Delmán Useche

Personal information
- Full name: Lorenzo Delmán Useche
- Date of birth: 21 June 1948
- Date of death: 1 December 1993 (aged 45)
- Position: Midfielder

Senior career*
- Years: Team / Apps / (Gls)
- 1969-1973: Deportivo Italia
- 1974-1975: Deportivo Galicia
- 1976-?: Estudiantes de Merida

International career
- 1969–1975: Venezuela / 12 / (0)

= Delmán Useche =

Venezuelan footballer (1948–1993)

Delmán Useche (21 June 1948 – 1 December 1993) was a Venezuelan footballer.
He was part of Venezuela's squad for the 1975 Copa América tournament.

"Pito" Useche was one of the best players in the Little Maracanazo of Deportivo Italia in 1971.

DELMAN “PITO” USECHE (1948-1993) had a very brilliant career, both at a professional level and with the Venezuelan National Team.

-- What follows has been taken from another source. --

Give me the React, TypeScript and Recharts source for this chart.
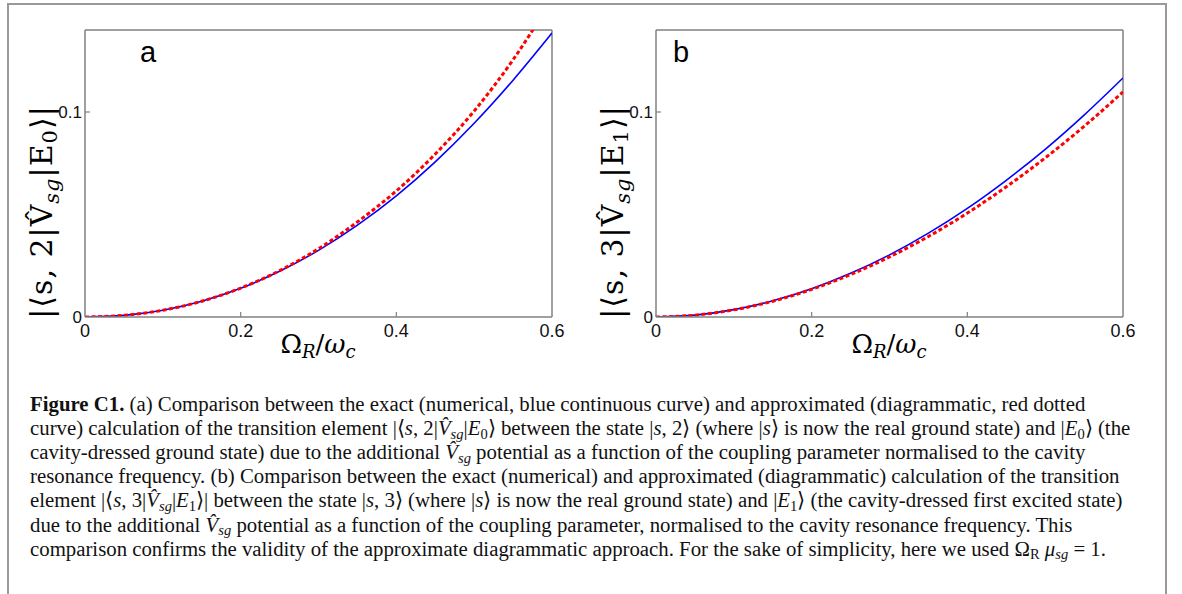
import React from "react";
import { LineChart, Line, XAxis, YAxis, ReferenceLine } from "recharts";

// coupling Omega_R / omega_c
const omega = [0, 0.05, 0.1, 0.15, 0.2, 0.25, 0.3, 0.35, 0.4, 0.45, 0.5, 0.55, 0.6];
// panel a: |<s,2|V_sg|E0>|
const exactA = [0, 0.0008, 0.0033, 0.0077, 0.014, 0.0223, 0.0325, 0.0448, 0.0591, 0.0757, 0.0945, 0.1155, 0.1385];
const approxA = [0, 0.0008, 0.0033, 0.0077, 0.0141, 0.0226, 0.0333, 0.0464, 0.0615, 0.0795, 0.1005, 0.1255, 0.155];
// panel b: |<s,3|V_sg|E1>|
const exactB = [0, 0.0009, 0.0036, 0.0079, 0.0138, 0.0213, 0.0303, 0.0409, 0.053, 0.0667, 0.0818, 0.0985, 0.1166];
const approxB = [0, 0.0009, 0.0035, 0.0077, 0.0135, 0.0207, 0.0293, 0.0393, 0.0507, 0.0635, 0.0776, 0.093, 0.1098];

const xTicks = [0, 0.2, 0.4, 0.6];
const xTickLabels = ["0", "0.2", "0.4", "0.6"];
const yTicks = [0, 0.1];
const yTickLabels = ["0", "0.1"];

const AXIS = "#808080";
const W = 590;
const H = 370;

function XTick(props: any) {
  const { x, y, payload } = props;
  const i = xTicks.indexOf(payload.value);
  const inner = i > 0 && i < xTicks.length - 1;
  return (
    <g>
      {inner && <line x1={x} x2={x} y1={y} y2={y - 5} stroke={AXIS} strokeWidth={1.2} />}
      <text x={x} y={y + 20} textAnchor="middle" fontFamily="Liberation Sans, Arial" fontSize={18} fill="#111">
        {xTickLabels[i]}
      </text>
    </g>
  );
}

function YTick(props: any) {
  const { x, y, payload } = props;
  const i = yTicks.indexOf(payload.value);
  return (
    <g>
      {i > 0 && <line x1={x} x2={x + 5} y1={y} y2={y} stroke={AXIS} strokeWidth={1.2} />}
      <text x={x - 3} y={y} dy="0.36em" textAnchor="end" fontFamily="Liberation Sans, Arial" fontSize={17} fill="#111">
        {yTickLabels[i]}
      </text>
    </g>
  );
}

function Panel(props: { left: number; letter: string; letterX: number; n: string; e: string; exact: number[]; approx: number[] }) {
  const data = omega.map((w, i) => ({ w, exact: props.exact[i], approx: props.approx[i] }));
  return (
    <div style={{ position: "absolute", left: props.left, top: 0, width: W, height: H }}>
      <LineChart width={W} height={H} data={data} margin={{ top: 30, right: 38, left: 45, bottom: 23 }}>
        <XAxis
          dataKey="w"
          type="number"
          domain={[0, 0.6]}
          ticks={xTicks}
          interval={0}
          height={30}
          tickSize={0}
          tickMargin={0}
          tickLine={false}
          tick={<XTick />}
          axisLine={{ stroke: AXIS, strokeWidth: 1.5 }}
          allowDataOverflow
        />
        <YAxis
          type="number"
          domain={[0, 0.14]}
          ticks={yTicks}
          interval={0}
          width={40}
          tickSize={0}
          tickMargin={0}
          tickLine={false}
          tick={<YTick />}
          axisLine={{ stroke: AXIS, strokeWidth: 1.5 }}
          allowDataOverflow
        />
        <ReferenceLine y={0.14} stroke={AXIS} strokeWidth={1.5} />
        <ReferenceLine x={0.6} stroke={AXIS} strokeWidth={1.5} />
        <Line type="monotone" dataKey="exact" stroke="#0000ff" strokeWidth={1.6} dot={false} isAnimationActive={false} />
        <Line
          type="monotone"
          dataKey="approx"
          stroke="#ff0000"
          strokeWidth={3}
          strokeDasharray="4 2.5"
          dot={false}
          isAnimationActive={false}
        />
      </LineChart>
      <svg width={W} height={H} style={{ position: "absolute", left: 0, top: 0, pointerEvents: "none" }}>
        <text x={props.letterX} y={62} fontFamily="Liberation Sans, Arial" fontSize={29} fill="#000">
          {props.letter}
        </text>
        <text
          transform="translate(52,212) rotate(-90)"
          textAnchor="middle"
          fontFamily="DejaVu Serif"
          fontSize={30}
          letterSpacing={1}
          fill="#000"
        >
          {`|⟨s, ${props.n}|V̂`}
          <tspan fontSize={21} fontStyle="italic" dy={7}>sg</tspan>
          <tspan dy={-7}>|E</tspan>
          <tspan fontSize={21} dy={5}>{props.e}</tspan>
          <tspan dy={-5}>⟩|</tspan>
        </text>
        <text x={318} y={353} textAnchor="middle" fontFamily="DejaVu Serif" fontSize={26} fill="#000">
          Ω<tspan fontSize={18} fontStyle="italic" dy={5}>R</tspan>
          <tspan dy={-5}>/</tspan>
          <tspan fontStyle="italic">ω</tspan>
          <tspan fontSize={18} fontStyle="italic" dy={5}>c</tspan>
        </text>
      </svg>
    </div>
  );
}

const Sub = (p: { children: React.ReactNode }) => (
  <span style={{ fontSize: "0.7em", position: "relative", top: "0.25em", lineHeight: 0 }}>{p.children}</span>
);
const Vsg = () => (
  <>
    <i>V̂</i>
    <Sub>
      <i>sg</i>
    </Sub>
  </>
);

const captionLines: React.ReactNode[] = [
  <>
    <b>Figure C1.</b> (a) Comparison between the exact (numerical, blue continuous curve) and approximated (diagrammatic, red dotted
  </>,
  <>
    curve) calculation of the transition element |⟨<i>s</i>, 2|<Vsg />|<i>E</i>
    <Sub>0</Sub>⟩ between the state |<i>s</i>, 2⟩ (where |<i>s</i>⟩ is now the real ground state) and |<i>E</i>
    <Sub>0</Sub>⟩ (the
  </>,
  <>
    cavity-dressed ground state) due to the additional <Vsg /> potential as a function of the coupling parameter normalised to the cavity
  </>,
  <>resonance frequency. (b) Comparison between the exact (numerical) and approximated (diagrammatic) calculation of the transition</>,
  <>
    element |⟨<i>s</i>, 3|<Vsg />|<i>E</i>
    <Sub>1</Sub>⟩| between the state |<i>s</i>, 3⟩ (where |<i>s</i>⟩ is now the real ground state) and |<i>E</i>
    <Sub>1</Sub>⟩ (the cavity-dressed first excited state)
  </>,
  <>
    due to the additional <Vsg /> potential as a function of the coupling parameter, normalised to the cavity resonance frequency. This
  </>,
  <>
    comparison confirms the validity of the approximate diagrammatic approach. For the sake of simplicity, here we used Ω
    <Sub>R</Sub> <i>μ</i>
    <Sub>
      <i>sg</i>
    </Sub>{" "}
    = 1.
  </>,
];

export default function App() {
  return (
    <div style={{ position: "absolute", left: 0, top: 0, width: 1182, height: 594, overflow: "hidden", background: "#fff" }}>
      <div
        style={{
          position: "absolute",
          left: 7,
          top: 3,
          width: 1160,
          height: 700,
          border: "2px solid #999",
          boxSizing: "border-box",
        }}
      />
      <Panel left={0} letter="a" letterX={140} n="2" e="0" exact={exactA} approx={approxA} />
      <Panel left={571} letter="b" letterX={102} n="3" e="1" exact={exactB} approx={approxB} />
      {captionLines.map((line, i) => (
        <div
          key={i}
          style={{
            position: "absolute",
            left: 30,
            top: 392 + i * 24.1,
            height: 24,
            lineHeight: "24px",
            whiteSpace: "nowrap",
            fontFamily: "Liberation Serif, serif",
            fontSize: 20.8,
            color: "#111",
          }}
        >
          {line}
        </div>
      ))}
    </div>
  );
}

Considered by many to be the best “8” midfielder in Venezuela football history. A mix of strength to recover, with quality to go out playing. Leadership with a privileged physique. Long stride and power. He commanded respect without being violent. An emblem that transcended his generation. First Deportivo Italia, then Galicia and Estudiantes de Mérida had the privilege of enjoying the talent of this phenomenal mixed midfielder. He stepped on both areas with equal solvency. He would have been a candidate for export had the current market conditions existed. And once retired, almost forty years old, he put on the white shirt of his loves again to defend Don Bosco in the 1st category District League. He was the protagonist in the famous Maracanazo of Deportivo Italia against Fluminense. Libertadores Cups with Deportivo Italia in 1969, 1971 and 1972. With Deportivo Galicia in 1974 and 1975. His debut with the Vinotinto was with Juventud de América in 1967 in Paraguay. Then came the 1968 Pre-Olympic tournament in Colombia. In his senior years he played in the qualifiers for Mexico 70 and the 1975 Copa América. Jaime Gomez.

Useche died on 1 December 1993, at the age of 45.